*Given exercise:*
Scan the data below and report how many lines include the word "page". Nothing else is wanted.

*Data:*
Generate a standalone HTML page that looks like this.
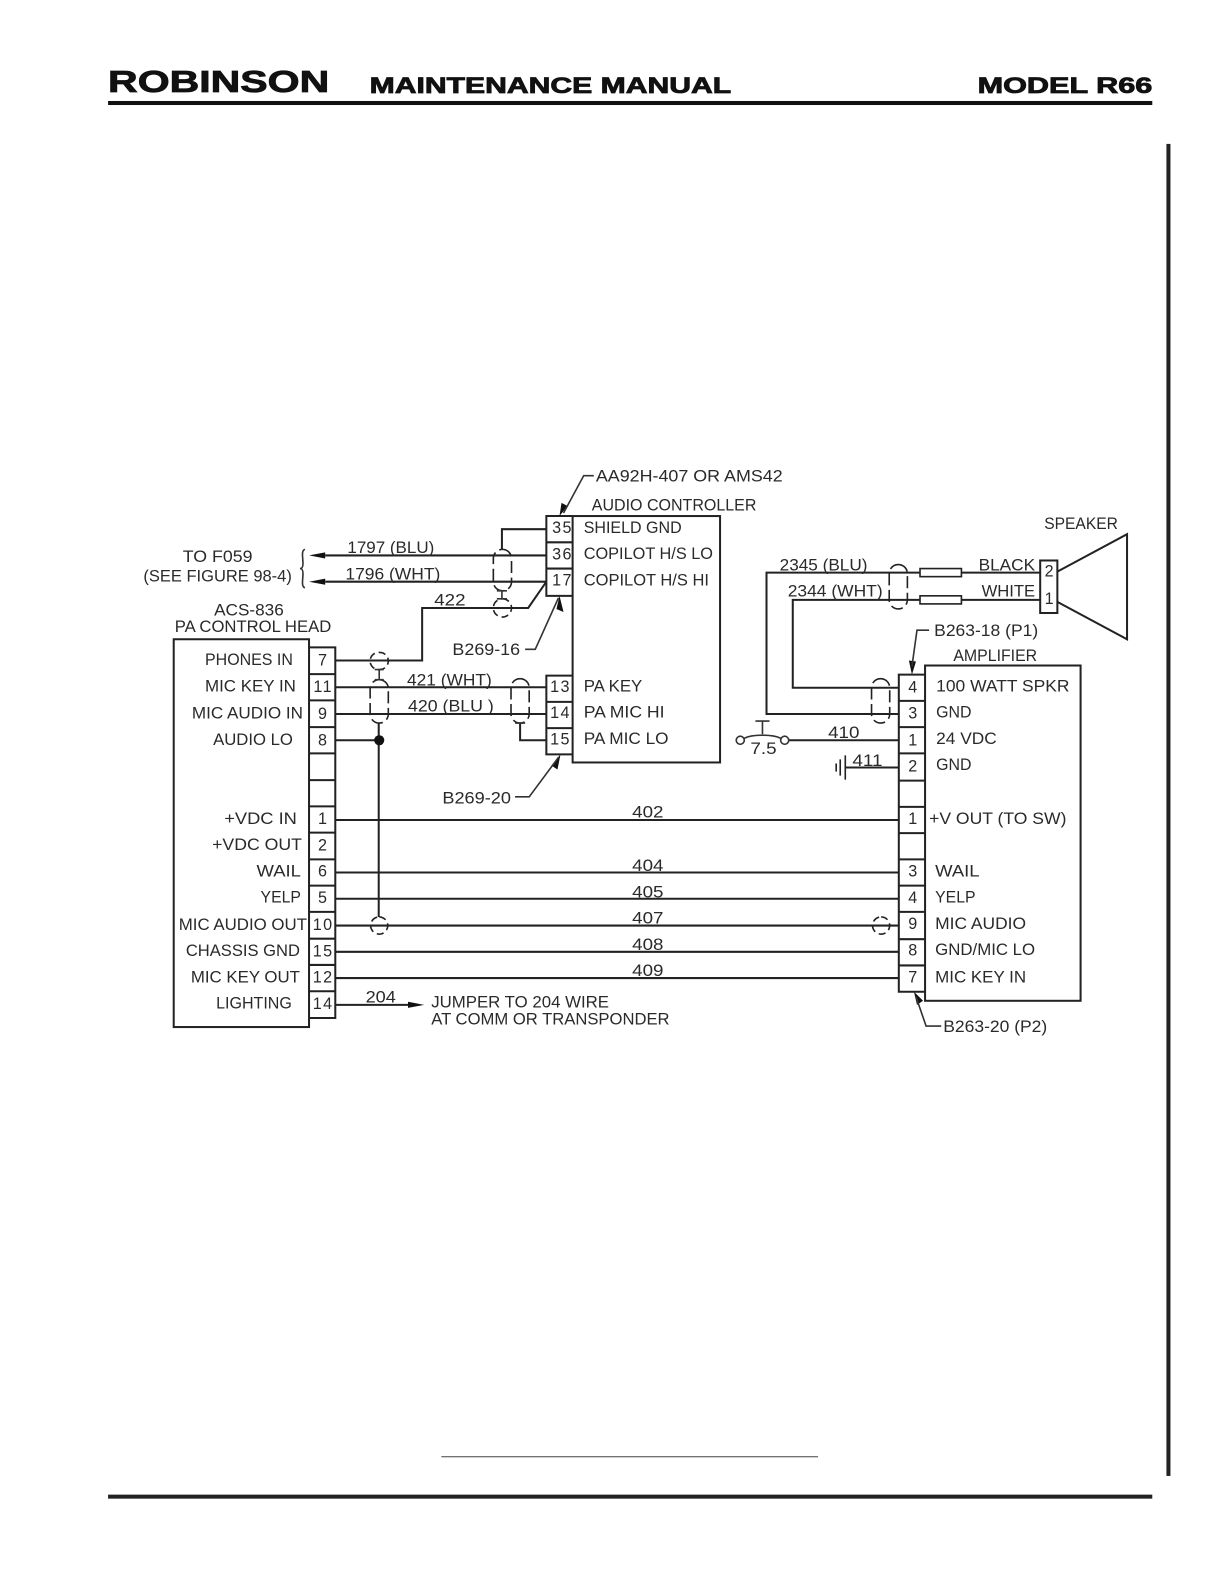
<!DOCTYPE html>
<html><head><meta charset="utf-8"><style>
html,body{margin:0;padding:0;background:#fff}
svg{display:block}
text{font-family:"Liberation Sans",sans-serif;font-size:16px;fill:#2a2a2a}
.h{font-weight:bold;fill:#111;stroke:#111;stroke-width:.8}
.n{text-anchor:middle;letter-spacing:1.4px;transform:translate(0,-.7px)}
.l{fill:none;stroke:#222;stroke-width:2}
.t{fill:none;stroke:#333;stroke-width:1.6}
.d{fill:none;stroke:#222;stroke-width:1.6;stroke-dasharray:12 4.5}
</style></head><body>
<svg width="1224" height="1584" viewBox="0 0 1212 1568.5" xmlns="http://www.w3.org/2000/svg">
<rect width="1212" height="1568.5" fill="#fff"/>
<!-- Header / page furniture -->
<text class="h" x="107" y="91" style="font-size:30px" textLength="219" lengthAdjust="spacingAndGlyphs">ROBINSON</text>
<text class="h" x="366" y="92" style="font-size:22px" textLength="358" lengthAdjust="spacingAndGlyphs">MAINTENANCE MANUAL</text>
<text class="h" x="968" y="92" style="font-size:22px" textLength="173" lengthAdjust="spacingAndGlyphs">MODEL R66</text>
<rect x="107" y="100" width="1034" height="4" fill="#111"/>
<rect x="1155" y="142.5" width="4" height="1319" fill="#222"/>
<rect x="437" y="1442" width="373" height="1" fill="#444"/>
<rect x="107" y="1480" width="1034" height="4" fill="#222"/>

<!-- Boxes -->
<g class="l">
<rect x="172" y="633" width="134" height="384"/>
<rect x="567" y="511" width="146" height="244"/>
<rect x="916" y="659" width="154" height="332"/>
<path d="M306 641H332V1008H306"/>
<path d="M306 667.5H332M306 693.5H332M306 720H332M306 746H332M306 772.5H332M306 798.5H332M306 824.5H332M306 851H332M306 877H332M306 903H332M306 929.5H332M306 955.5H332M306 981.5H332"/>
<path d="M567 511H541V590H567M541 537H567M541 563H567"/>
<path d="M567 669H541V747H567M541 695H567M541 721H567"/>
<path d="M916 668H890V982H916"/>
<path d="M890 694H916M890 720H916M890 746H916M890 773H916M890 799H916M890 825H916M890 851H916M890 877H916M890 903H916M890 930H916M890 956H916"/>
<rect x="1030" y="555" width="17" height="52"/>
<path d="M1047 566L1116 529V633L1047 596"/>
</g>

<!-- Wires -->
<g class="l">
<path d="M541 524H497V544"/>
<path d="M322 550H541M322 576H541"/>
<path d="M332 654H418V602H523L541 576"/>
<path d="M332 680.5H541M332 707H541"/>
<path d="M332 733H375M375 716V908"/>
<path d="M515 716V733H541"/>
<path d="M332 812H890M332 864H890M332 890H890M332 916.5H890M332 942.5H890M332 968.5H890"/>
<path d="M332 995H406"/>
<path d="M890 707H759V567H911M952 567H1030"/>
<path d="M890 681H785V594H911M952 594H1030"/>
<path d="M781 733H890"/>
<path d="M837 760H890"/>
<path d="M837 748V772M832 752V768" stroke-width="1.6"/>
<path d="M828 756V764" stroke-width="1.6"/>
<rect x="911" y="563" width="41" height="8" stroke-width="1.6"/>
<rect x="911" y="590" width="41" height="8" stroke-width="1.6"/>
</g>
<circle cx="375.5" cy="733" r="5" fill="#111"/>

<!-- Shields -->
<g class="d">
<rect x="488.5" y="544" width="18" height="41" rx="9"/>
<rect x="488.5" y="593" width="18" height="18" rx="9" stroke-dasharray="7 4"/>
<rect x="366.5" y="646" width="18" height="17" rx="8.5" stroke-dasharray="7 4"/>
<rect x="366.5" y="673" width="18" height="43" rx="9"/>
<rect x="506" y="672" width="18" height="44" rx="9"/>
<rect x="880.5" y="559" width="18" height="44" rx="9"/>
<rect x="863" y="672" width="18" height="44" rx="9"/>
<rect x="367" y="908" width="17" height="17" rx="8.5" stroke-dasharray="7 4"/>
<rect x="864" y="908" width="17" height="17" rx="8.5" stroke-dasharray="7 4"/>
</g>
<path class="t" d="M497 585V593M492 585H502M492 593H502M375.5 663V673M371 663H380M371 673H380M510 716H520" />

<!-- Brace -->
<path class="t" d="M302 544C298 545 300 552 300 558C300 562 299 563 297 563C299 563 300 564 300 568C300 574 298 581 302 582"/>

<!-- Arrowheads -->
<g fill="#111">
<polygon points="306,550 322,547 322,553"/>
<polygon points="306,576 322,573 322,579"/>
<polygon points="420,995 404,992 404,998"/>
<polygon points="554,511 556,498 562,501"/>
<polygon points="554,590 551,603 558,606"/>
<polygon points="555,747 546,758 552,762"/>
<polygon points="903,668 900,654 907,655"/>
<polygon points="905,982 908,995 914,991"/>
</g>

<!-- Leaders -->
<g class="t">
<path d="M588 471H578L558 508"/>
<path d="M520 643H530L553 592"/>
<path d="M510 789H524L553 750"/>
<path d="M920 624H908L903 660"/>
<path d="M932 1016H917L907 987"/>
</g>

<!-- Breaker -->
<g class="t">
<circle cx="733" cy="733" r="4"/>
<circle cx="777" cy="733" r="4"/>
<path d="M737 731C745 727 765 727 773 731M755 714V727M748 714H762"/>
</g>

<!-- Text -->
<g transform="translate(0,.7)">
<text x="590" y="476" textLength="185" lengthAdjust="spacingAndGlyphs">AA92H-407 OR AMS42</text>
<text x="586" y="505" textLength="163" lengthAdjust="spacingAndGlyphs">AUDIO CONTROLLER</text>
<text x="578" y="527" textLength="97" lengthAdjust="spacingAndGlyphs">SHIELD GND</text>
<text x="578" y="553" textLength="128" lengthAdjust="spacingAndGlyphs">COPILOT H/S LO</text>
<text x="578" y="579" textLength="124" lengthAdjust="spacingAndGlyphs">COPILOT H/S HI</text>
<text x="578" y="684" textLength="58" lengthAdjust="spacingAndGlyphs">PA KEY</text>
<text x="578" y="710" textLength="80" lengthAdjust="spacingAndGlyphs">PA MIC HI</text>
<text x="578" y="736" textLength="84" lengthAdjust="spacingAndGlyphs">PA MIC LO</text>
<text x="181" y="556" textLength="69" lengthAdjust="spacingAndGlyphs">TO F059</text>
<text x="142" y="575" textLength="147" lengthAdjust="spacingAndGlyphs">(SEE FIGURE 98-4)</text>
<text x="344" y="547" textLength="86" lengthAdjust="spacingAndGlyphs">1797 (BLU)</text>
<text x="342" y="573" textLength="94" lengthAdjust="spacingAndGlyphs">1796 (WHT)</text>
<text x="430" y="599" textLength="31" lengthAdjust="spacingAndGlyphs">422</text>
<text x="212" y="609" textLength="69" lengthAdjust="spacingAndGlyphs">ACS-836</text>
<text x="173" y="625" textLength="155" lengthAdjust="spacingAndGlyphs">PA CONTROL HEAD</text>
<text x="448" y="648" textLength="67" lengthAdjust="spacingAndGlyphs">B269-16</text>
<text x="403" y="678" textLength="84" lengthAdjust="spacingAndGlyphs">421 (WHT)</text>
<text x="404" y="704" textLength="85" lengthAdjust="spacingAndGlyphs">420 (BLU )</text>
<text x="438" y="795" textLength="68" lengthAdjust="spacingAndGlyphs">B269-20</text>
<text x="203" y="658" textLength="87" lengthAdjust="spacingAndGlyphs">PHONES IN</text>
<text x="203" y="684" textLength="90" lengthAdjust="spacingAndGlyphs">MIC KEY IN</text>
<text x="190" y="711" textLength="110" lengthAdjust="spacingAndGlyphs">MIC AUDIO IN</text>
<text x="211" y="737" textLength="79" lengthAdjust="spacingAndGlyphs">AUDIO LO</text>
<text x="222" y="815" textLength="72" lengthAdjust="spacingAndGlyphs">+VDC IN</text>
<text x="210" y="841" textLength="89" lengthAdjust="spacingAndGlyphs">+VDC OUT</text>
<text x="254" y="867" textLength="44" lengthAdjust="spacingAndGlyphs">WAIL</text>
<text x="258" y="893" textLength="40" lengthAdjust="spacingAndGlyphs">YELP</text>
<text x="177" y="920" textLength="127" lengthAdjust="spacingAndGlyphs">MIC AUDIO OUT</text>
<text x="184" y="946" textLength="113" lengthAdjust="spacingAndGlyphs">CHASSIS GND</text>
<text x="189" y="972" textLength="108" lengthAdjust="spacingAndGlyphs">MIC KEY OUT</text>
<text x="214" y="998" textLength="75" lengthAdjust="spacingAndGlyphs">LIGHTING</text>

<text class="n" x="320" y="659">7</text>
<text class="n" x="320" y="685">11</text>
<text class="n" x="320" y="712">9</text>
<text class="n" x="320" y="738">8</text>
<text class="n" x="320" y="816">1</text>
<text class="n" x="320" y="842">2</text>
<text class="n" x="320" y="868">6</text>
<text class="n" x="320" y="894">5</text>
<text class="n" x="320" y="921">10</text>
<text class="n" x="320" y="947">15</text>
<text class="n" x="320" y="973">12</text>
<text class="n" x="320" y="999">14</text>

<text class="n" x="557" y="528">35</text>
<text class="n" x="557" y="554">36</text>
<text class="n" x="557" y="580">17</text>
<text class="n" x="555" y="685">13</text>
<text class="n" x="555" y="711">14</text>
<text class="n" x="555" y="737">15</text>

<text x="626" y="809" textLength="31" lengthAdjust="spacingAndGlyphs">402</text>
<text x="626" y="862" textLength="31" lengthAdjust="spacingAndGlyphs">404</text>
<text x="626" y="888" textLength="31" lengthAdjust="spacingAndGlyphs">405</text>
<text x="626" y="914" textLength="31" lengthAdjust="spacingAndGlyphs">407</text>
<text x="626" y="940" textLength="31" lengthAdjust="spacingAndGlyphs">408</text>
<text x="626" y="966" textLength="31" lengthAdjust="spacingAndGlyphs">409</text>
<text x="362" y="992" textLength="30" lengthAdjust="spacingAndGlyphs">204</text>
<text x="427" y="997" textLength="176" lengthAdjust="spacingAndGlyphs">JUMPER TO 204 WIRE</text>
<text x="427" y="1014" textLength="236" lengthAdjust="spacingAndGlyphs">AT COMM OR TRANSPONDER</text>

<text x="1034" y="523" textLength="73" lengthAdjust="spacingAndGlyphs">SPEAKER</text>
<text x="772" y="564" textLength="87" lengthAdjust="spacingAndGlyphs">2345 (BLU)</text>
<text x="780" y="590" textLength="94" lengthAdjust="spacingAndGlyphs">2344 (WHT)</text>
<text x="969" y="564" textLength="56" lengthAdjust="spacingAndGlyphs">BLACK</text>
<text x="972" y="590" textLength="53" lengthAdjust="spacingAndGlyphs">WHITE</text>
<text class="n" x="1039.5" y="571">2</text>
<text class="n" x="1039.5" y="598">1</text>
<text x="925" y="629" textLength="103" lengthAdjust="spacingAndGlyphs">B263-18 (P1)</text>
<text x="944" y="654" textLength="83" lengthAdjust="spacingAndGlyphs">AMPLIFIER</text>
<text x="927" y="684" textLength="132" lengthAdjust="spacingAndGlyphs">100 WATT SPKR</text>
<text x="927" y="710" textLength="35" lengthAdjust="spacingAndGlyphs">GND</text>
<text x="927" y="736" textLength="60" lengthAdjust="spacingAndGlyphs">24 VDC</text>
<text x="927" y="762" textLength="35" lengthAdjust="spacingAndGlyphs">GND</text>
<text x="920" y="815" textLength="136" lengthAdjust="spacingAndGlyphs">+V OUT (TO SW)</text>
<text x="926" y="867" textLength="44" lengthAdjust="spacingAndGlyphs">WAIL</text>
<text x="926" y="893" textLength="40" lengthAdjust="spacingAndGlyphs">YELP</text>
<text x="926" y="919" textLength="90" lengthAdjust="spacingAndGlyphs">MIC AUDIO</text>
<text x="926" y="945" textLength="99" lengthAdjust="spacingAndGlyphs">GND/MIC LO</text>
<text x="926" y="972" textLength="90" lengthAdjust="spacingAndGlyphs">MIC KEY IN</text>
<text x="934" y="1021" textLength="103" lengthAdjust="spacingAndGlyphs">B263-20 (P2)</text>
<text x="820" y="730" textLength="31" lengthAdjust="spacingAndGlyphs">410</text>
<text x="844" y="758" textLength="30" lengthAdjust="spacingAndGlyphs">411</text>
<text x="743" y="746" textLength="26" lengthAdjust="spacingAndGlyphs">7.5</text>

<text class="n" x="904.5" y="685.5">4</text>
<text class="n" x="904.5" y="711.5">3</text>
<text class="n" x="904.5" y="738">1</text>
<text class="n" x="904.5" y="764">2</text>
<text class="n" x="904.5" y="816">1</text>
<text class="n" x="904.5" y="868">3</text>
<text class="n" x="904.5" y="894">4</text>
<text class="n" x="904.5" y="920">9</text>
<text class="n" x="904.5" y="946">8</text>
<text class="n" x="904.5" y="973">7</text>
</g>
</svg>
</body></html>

*The result:*
2